SOURCE EXCERPT:
+ + + +

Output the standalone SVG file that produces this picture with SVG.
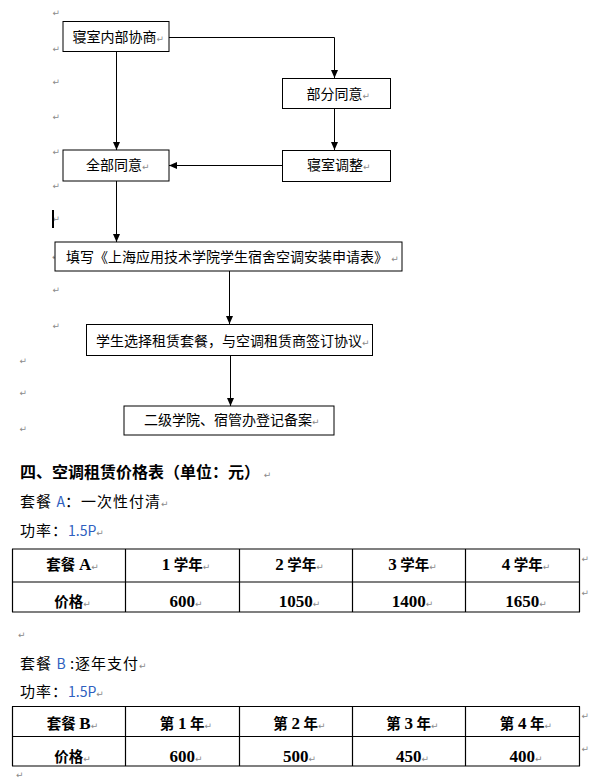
<svg xmlns="http://www.w3.org/2000/svg" width="589" height="780" viewBox="0 0 589 780">
<defs>
<marker id="ah" markerUnits="userSpaceOnUse" markerWidth="8" markerHeight="8" refX="8" refY="4" orient="auto">
<path d="M0,0.5 L8,4 L0,7.5 z" fill="#000"/>
</marker>
<style>
.box{fill:#fff;stroke:#000;stroke-width:1}
.bt{font-family:"Noto Sans CJK SC","Noto Sans CJK JP",sans-serif;font-size:14px;fill:#000}
.pm{font-family:"DejaVu Sans",sans-serif;font-size:9px;fill:#8a8a8a;font-weight:normal;letter-spacing:0}
.conn{stroke:#000;stroke-width:1;fill:none;marker-end:url(#ah)}
.body{font-family:"Noto Sans CJK SC","Noto Sans CJK JP",sans-serif;font-size:15px;fill:#000;letter-spacing:1px}
.head{font-family:"Noto Sans CJK SC","Noto Sans CJK JP",sans-serif;font-size:16px;font-weight:bold;fill:#000}
.blue{fill:#2f5fbf;font-size:14px;letter-spacing:0}
.grid{stroke:#000;stroke-width:1.2;fill:none}
.ct{font-family:"Liberation Serif","Noto Sans CJK SC",serif;font-size:14.5px;font-weight:bold;fill:#000;text-anchor:middle}
.n{font-size:17px}
</style>
</defs>
<rect width="589" height="780" fill="#fff"/>
<g id="marks">
<text class="pm" x="52.5" y="16">↵</text>
<text class="pm" x="52.5" y="52">↵</text>
<text class="pm" x="52.5" y="85">↵</text>
<text class="pm" x="52.5" y="120">↵</text>
<text class="pm" x="52.5" y="155">↵</text>
<text class="pm" x="52.5" y="188.5">↵</text>
<text class="pm" x="52.5" y="221.5">↵</text>
<text class="pm" x="52" y="260">↵</text>
<text class="pm" x="52.5" y="292.5">↵</text>
<text class="pm" x="52.5" y="328.5">↵</text>
<text class="pm" x="19.5" y="363.5">↵</text>
<text class="pm" x="19.5" y="395.5">↵</text>
<text class="pm" x="19.5" y="431.5">↵</text>
<rect x="52" y="210" width="2" height="18" fill="#000"/>
</g>
<g id="connectors">
<path class="conn" d="M169,37.5 H334.5 V78"/>
<path class="conn" d="M116.5,51 V150"/>
<path class="conn" d="M334.5,108 V150"/>
<path class="conn" d="M282,165.5 H169"/>
<path class="conn" d="M116.5,181 V242"/>
<path class="conn" d="M229.5,271 V324"/>
<path class="conn" d="M230.5,355 V406"/>
</g>
<g id="n1"><rect class="box" x="63" y="21.5" width="106" height="30"/><text class="bt" x="72.5" y="41.5">寝室内部协商<tspan class="pm">↵</tspan></text></g>
<g id="n2"><rect class="box" x="282.5" y="78.5" width="108" height="30"/><text class="bt" x="306.5" y="99">部分同意<tspan class="pm">↵</tspan></text></g>
<g id="n3"><rect class="box" x="63" y="150" width="106" height="31"/><text class="bt" x="86" y="169.5">全部同意<tspan class="pm">↵</tspan></text></g>
<g id="n4"><rect class="box" x="282.5" y="150.5" width="108" height="31"/><text class="bt" x="307" y="169.5">寝室调整<tspan class="pm">↵</tspan></text></g>
<g id="n5"><rect class="box" x="55" y="242" width="347" height="29"/><text class="bt" x="66" y="262">填写《上海应用技术学院学生宿舍空调安装申请表》 <tspan class="pm">↵</tspan></text></g>
<g id="n6"><rect class="box" x="86.5" y="324.5" width="286" height="31"/><text class="bt" x="96" y="345.5">学生选择租赁套餐，与空调租赁商签订协议<tspan class="pm">↵</tspan></text></g>
<g id="n7"><rect class="box" x="124" y="406" width="210" height="29"/><text class="bt" x="144" y="425">二级学院、宿管办登记备案<tspan class="pm">↵</tspan></text></g>
<g id="texts">
<text class="head" x="20" y="478">四、空调租赁价格表（单位：元） <tspan class="pm">↵</tspan></text>
<text class="body" x="20" y="507">套餐 <tspan class="blue">A</tspan>：一次性付清<tspan class="pm">↵</tspan></text>
<text class="body" x="20" y="536">功率：<tspan class="blue">1.5P</tspan><tspan class="pm">↵</tspan></text>
<text class="pm" x="18" y="637.5">↵</text>
<text class="body" x="20" y="669">套餐 <tspan class="blue">B</tspan> :逐年支付<tspan class="pm">↵</tspan></text>
<text class="body" x="20" y="697">功率：<tspan class="blue">1.5P</tspan><tspan class="pm">↵</tspan></text>
<text class="pm" x="16" y="778">↵</text>
</g>
<g id="tableA">
<path class="grid" d="M12,549 H580 M12,582 H580 M12,612 H580 M12.5,549 V612 M125.5,549 V612 M239.5,549 V612 M352.5,549 V612 M465.5,549 V612 M579.5,549 V612"/>
<text class="ct" x="72.5" y="570">套餐 <tspan class="n">A</tspan><tspan class="pm">↵</tspan></text>
<text class="ct" x="186" y="570"><tspan class="n">1</tspan> 学年<tspan class="pm">↵</tspan></text>
<text class="ct" x="299.5" y="570"><tspan class="n">2</tspan> 学年<tspan class="pm">↵</tspan></text>
<text class="ct" x="412.5" y="570"><tspan class="n">3</tspan> 学年<tspan class="pm">↵</tspan></text>
<text class="ct" x="526" y="570"><tspan class="n">4</tspan> 学年<tspan class="pm">↵</tspan></text>
<text class="ct" x="72.5" y="606.5">价格<tspan class="pm">↵</tspan></text>
<text class="ct" x="186" y="606.5"><tspan class="n">600</tspan><tspan class="pm">↵</tspan></text>
<text class="ct" x="299.5" y="606.5"><tspan class="n">1050</tspan><tspan class="pm">↵</tspan></text>
<text class="ct" x="412.5" y="606.5"><tspan class="n">1400</tspan><tspan class="pm">↵</tspan></text>
<text class="ct" x="526" y="606.5"><tspan class="n">1650</tspan><tspan class="pm">↵</tspan></text>
<text class="pm" x="581.5" y="562">↵</text>
<text class="pm" x="581.5" y="596">↵</text>
</g>
<g id="tableB">
<path class="grid" d="M12,706.5 H580 M12,736.5 H580 M12,766 H580 M12.5,706.5 V766 M125.5,706.5 V766 M239.5,706.5 V766 M352.5,706.5 V766 M465.5,706.5 V766 M579.5,706.5 V766"/>
<text class="ct" x="72.5" y="729">套餐 <tspan class="n">B</tspan><tspan class="pm">↵</tspan></text>
<text class="ct" x="186" y="729">第 <tspan class="n">1</tspan> 年<tspan class="pm">↵</tspan></text>
<text class="ct" x="299.5" y="729">第 <tspan class="n">2</tspan> 年<tspan class="pm">↵</tspan></text>
<text class="ct" x="412.5" y="729">第 <tspan class="n">3</tspan> 年<tspan class="pm">↵</tspan></text>
<text class="ct" x="526" y="729">第 <tspan class="n">4</tspan> 年<tspan class="pm">↵</tspan></text>
<text class="ct" x="72.5" y="762">价格<tspan class="pm">↵</tspan></text>
<text class="ct" x="186" y="762"><tspan class="n">600</tspan><tspan class="pm">↵</tspan></text>
<text class="ct" x="299.5" y="762"><tspan class="n">500</tspan><tspan class="pm">↵</tspan></text>
<text class="ct" x="412.5" y="762"><tspan class="n">450</tspan><tspan class="pm">↵</tspan></text>
<text class="ct" x="526" y="762"><tspan class="n">400</tspan><tspan class="pm">↵</tspan></text>
<text class="pm" x="581.5" y="718.5">↵</text>
<text class="pm" x="581.5" y="751.5">↵</text>
</g>
</svg>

+ + + +

THE PROBLEM: All of the data needs repeating exactly, but the pictures do not.

RESULT:
Output the standalone SVG file that produces this picture with SVG.
<svg xmlns="http://www.w3.org/2000/svg" width="589" height="780" viewBox="0 0 589 780">
<defs>
<marker id="ah" markerUnits="userSpaceOnUse" markerWidth="8" markerHeight="8" refX="8" refY="4" orient="auto">
<path d="M0,0.5 L8,4 L0,7.5 z" fill="#000"/>
</marker>
<style>
.box{fill:#fff;stroke:#000;stroke-width:1}
.bt{font-family:"Noto Sans CJK SC","Noto Sans CJK JP",sans-serif;font-size:14px;fill:#000}
.pm{font-family:"DejaVu Sans",sans-serif;font-size:9px;fill:#8a8a8a;font-weight:normal;letter-spacing:0}
.conn{stroke:#000;stroke-width:1;fill:none;marker-end:url(#ah)}
.body{font-family:"Noto Sans CJK SC","Noto Sans CJK JP",sans-serif;font-size:15px;fill:#000;letter-spacing:1px}
.head{font-family:"Noto Sans CJK SC","Noto Sans CJK JP",sans-serif;font-size:16px;font-weight:bold;fill:#000}
.blue{fill:#2f5fbf;font-size:14px;letter-spacing:0}
.grid{stroke:#000;stroke-width:1.2;fill:none}
.ct{font-family:"Liberation Serif","Noto Sans CJK SC",serif;font-size:14.5px;font-weight:bold;fill:#000;text-anchor:middle}
.n{font-size:17px}
</style>
</defs>
<rect width="589" height="780" fill="#fff"/>
<g id="marks">
<text class="pm" x="52.5" y="16">↵</text>
<text class="pm" x="52.5" y="52">↵</text>
<text class="pm" x="52.5" y="85">↵</text>
<text class="pm" x="52.5" y="120">↵</text>
<text class="pm" x="52.5" y="155">↵</text>
<text class="pm" x="52.5" y="188.5">↵</text>
<text class="pm" x="52.5" y="221.5">↵</text>
<text class="pm" x="52" y="260">↵</text>
<text class="pm" x="52.5" y="292.5">↵</text>
<text class="pm" x="52.5" y="328.5">↵</text>
<text class="pm" x="19.5" y="363.5">↵</text>
<text class="pm" x="19.5" y="395.5">↵</text>
<text class="pm" x="19.5" y="431.5">↵</text>
<rect x="52" y="210" width="2" height="18" fill="#000"/>
</g>
<g id="connectors">
<path class="conn" d="M169,37.5 H334.5 V78"/>
<path class="conn" d="M116.5,51 V150"/>
<path class="conn" d="M334.5,108 V150"/>
<path class="conn" d="M282,165.5 H169"/>
<path class="conn" d="M116.5,181 V242"/>
<path class="conn" d="M229.5,271 V324"/>
<path class="conn" d="M230.5,355 V406"/>
</g>
<g id="n1"><rect class="box" x="63" y="21.5" width="106" height="30"/><text class="bt" x="72.5" y="41.5">寝室内部协商<tspan class="pm">↵</tspan></text></g>
<g id="n2"><rect class="box" x="282.5" y="78.5" width="108" height="30"/><text class="bt" x="306.5" y="99">部分同意<tspan class="pm">↵</tspan></text></g>
<g id="n3"><rect class="box" x="63" y="150" width="106" height="31"/><text class="bt" x="86" y="169.5">全部同意<tspan class="pm">↵</tspan></text></g>
<g id="n4"><rect class="box" x="282.5" y="150.5" width="108" height="31"/><text class="bt" x="307" y="169.5">寝室调整<tspan class="pm">↵</tspan></text></g>
<g id="n5"><rect class="box" x="55" y="242" width="347" height="29"/><text class="bt" x="66" y="262">填写《上海应用技术学院学生宿舍空调安装申请表》 <tspan class="pm">↵</tspan></text></g>
<g id="n6"><rect class="box" x="86.5" y="324.5" width="286" height="31"/><text class="bt" x="96" y="345.5">学生选择租赁套餐，与空调租赁商签订协议<tspan class="pm">↵</tspan></text></g>
<g id="n7"><rect class="box" x="124" y="406" width="210" height="29"/><text class="bt" x="144" y="425">二级学院、宿管办登记备案<tspan class="pm">↵</tspan></text></g>
<g id="texts">
<text class="head" x="20" y="478">四、空调租赁价格表（单位：元） <tspan class="pm">↵</tspan></text>
<text class="body" x="20" y="507">套餐 <tspan class="blue">A</tspan>：一次性付清<tspan class="pm">↵</tspan></text>
<text class="body" x="20" y="536">功率：<tspan class="blue">1.5P</tspan><tspan class="pm">↵</tspan></text>
<text class="pm" x="18" y="637.5">↵</text>
<text class="body" x="20" y="669">套餐 <tspan class="blue">B</tspan> :逐年支付<tspan class="pm">↵</tspan></text>
<text class="body" x="20" y="697">功率：<tspan class="blue">1.5P</tspan><tspan class="pm">↵</tspan></text>
<text class="pm" x="16" y="778">↵</text>
</g>
<g id="tableA">
<path class="grid" d="M12,549 H580 M12,582 H580 M12,612 H580 M12.5,549 V612 M125.5,549 V612 M239.5,549 V612 M352.5,549 V612 M465.5,549 V612 M579.5,549 V612"/>
<text class="ct" x="72.5" y="570">套餐 <tspan class="n">A</tspan><tspan class="pm">↵</tspan></text>
<text class="ct" x="186" y="570"><tspan class="n">1</tspan> 学年<tspan class="pm">↵</tspan></text>
<text class="ct" x="299.5" y="570"><tspan class="n">2</tspan> 学年<tspan class="pm">↵</tspan></text>
<text class="ct" x="412.5" y="570"><tspan class="n">3</tspan> 学年<tspan class="pm">↵</tspan></text>
<text class="ct" x="526" y="570"><tspan class="n">4</tspan> 学年<tspan class="pm">↵</tspan></text>
<text class="ct" x="72.5" y="606.5">价格<tspan class="pm">↵</tspan></text>
<text class="ct" x="186" y="606.5"><tspan class="n">600</tspan><tspan class="pm">↵</tspan></text>
<text class="ct" x="299.5" y="606.5"><tspan class="n">1050</tspan><tspan class="pm">↵</tspan></text>
<text class="ct" x="412.5" y="606.5"><tspan class="n">1400</tspan><tspan class="pm">↵</tspan></text>
<text class="ct" x="526" y="606.5"><tspan class="n">1650</tspan><tspan class="pm">↵</tspan></text>
<text class="pm" x="581.5" y="562">↵</text>
<text class="pm" x="581.5" y="596">↵</text>
</g>
<g id="tableB">
<path class="grid" d="M12,706.5 H580 M12,736.5 H580 M12,766 H580 M12.5,706.5 V766 M125.5,706.5 V766 M239.5,706.5 V766 M352.5,706.5 V766 M465.5,706.5 V766 M579.5,706.5 V766"/>
<text class="ct" x="72.5" y="729">套餐 <tspan class="n">B</tspan><tspan class="pm">↵</tspan></text>
<text class="ct" x="186" y="729">第 <tspan class="n">1</tspan> 年<tspan class="pm">↵</tspan></text>
<text class="ct" x="299.5" y="729">第 <tspan class="n">2</tspan> 年<tspan class="pm">↵</tspan></text>
<text class="ct" x="412.5" y="729">第 <tspan class="n">3</tspan> 年<tspan class="pm">↵</tspan></text>
<text class="ct" x="526" y="729">第 <tspan class="n">4</tspan> 年<tspan class="pm">↵</tspan></text>
<text class="ct" x="72.5" y="762">价格<tspan class="pm">↵</tspan></text>
<text class="ct" x="186" y="762"><tspan class="n">600</tspan><tspan class="pm">↵</tspan></text>
<text class="ct" x="299.5" y="762"><tspan class="n">500</tspan><tspan class="pm">↵</tspan></text>
<text class="ct" x="412.5" y="762"><tspan class="n">450</tspan><tspan class="pm">↵</tspan></text>
<text class="ct" x="526" y="762"><tspan class="n">400</tspan><tspan class="pm">↵</tspan></text>
<text class="pm" x="581.5" y="718.5">↵</text>
<text class="pm" x="581.5" y="751.5">↵</text>
</g>
</svg>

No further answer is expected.